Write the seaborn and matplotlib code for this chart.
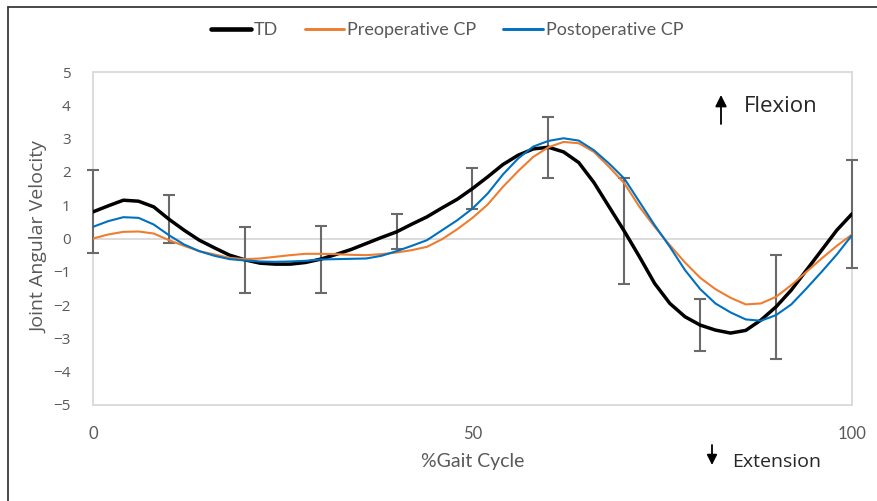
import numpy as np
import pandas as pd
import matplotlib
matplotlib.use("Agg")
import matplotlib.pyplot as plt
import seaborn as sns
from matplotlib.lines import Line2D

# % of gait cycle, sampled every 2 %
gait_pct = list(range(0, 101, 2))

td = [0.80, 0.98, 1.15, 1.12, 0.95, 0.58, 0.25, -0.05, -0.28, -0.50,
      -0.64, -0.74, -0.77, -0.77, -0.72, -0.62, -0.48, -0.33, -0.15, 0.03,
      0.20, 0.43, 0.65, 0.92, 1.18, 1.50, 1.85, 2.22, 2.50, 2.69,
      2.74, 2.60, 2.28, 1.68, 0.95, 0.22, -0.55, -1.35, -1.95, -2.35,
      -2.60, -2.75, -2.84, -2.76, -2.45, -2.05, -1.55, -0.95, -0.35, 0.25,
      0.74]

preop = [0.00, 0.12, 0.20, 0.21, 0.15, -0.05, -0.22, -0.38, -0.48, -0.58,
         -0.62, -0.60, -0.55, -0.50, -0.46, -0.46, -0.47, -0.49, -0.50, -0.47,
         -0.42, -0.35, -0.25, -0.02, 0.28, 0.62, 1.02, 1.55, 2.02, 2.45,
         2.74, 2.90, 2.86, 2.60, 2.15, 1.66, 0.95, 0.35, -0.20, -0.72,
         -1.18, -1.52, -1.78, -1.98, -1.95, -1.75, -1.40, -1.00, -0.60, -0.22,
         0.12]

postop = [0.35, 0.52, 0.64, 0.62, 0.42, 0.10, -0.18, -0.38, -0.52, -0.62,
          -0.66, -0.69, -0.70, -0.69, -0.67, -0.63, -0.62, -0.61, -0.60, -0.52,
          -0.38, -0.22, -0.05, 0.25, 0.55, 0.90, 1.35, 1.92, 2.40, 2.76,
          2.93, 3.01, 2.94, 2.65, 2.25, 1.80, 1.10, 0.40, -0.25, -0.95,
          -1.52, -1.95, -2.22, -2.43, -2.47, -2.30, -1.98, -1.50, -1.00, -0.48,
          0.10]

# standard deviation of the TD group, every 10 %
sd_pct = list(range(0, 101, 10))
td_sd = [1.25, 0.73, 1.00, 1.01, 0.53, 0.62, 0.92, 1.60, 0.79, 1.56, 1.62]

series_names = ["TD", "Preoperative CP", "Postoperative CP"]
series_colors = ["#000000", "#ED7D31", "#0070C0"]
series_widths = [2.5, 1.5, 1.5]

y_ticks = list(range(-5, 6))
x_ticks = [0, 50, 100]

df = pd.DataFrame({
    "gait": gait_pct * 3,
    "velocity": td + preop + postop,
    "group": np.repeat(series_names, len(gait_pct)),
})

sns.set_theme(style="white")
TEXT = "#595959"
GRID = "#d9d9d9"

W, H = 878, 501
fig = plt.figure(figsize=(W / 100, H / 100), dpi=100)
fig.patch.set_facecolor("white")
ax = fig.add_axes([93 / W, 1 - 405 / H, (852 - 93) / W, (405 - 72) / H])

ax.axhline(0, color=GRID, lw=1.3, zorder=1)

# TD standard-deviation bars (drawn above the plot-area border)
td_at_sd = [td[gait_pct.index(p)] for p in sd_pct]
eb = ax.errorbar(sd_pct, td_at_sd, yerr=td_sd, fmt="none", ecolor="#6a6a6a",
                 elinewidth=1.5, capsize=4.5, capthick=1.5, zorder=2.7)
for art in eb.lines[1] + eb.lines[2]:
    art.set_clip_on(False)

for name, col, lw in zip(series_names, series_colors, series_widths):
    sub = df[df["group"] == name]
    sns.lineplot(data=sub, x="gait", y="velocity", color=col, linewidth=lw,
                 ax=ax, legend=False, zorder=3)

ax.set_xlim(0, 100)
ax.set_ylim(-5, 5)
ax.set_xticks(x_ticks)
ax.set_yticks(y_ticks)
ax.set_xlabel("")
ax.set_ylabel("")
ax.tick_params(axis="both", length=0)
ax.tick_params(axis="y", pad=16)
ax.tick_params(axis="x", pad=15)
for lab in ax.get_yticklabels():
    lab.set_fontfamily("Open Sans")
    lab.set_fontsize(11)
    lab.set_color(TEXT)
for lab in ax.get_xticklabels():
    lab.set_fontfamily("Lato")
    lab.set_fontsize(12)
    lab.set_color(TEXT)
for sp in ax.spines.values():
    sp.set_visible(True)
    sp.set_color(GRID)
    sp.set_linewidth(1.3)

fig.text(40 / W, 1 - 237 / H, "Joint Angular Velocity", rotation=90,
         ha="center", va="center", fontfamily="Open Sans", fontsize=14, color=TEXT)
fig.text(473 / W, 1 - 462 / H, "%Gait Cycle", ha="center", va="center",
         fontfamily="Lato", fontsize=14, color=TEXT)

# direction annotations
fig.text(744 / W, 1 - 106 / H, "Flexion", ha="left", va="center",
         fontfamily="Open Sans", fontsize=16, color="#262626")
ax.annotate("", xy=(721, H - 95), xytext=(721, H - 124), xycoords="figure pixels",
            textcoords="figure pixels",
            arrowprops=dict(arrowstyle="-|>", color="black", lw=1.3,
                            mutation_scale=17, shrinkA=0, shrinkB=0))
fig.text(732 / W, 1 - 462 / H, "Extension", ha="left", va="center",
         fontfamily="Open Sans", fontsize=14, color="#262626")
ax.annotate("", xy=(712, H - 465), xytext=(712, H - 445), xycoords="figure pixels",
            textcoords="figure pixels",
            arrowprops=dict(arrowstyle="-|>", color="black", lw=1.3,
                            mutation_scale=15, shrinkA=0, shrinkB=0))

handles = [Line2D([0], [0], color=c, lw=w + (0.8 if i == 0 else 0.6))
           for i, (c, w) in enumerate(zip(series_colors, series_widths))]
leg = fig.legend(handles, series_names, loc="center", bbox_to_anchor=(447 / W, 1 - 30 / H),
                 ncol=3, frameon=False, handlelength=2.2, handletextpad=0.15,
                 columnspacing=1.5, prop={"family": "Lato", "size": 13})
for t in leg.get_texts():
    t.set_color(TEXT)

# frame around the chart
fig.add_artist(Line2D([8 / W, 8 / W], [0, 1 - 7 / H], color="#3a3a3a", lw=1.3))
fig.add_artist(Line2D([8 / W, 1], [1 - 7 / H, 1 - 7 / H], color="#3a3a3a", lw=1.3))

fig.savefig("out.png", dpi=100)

-------------------------

Pick out and copy every line that contains the word "chart".

# In response
Write the seaborn and matplotlib code for this chart.
# frame around the chart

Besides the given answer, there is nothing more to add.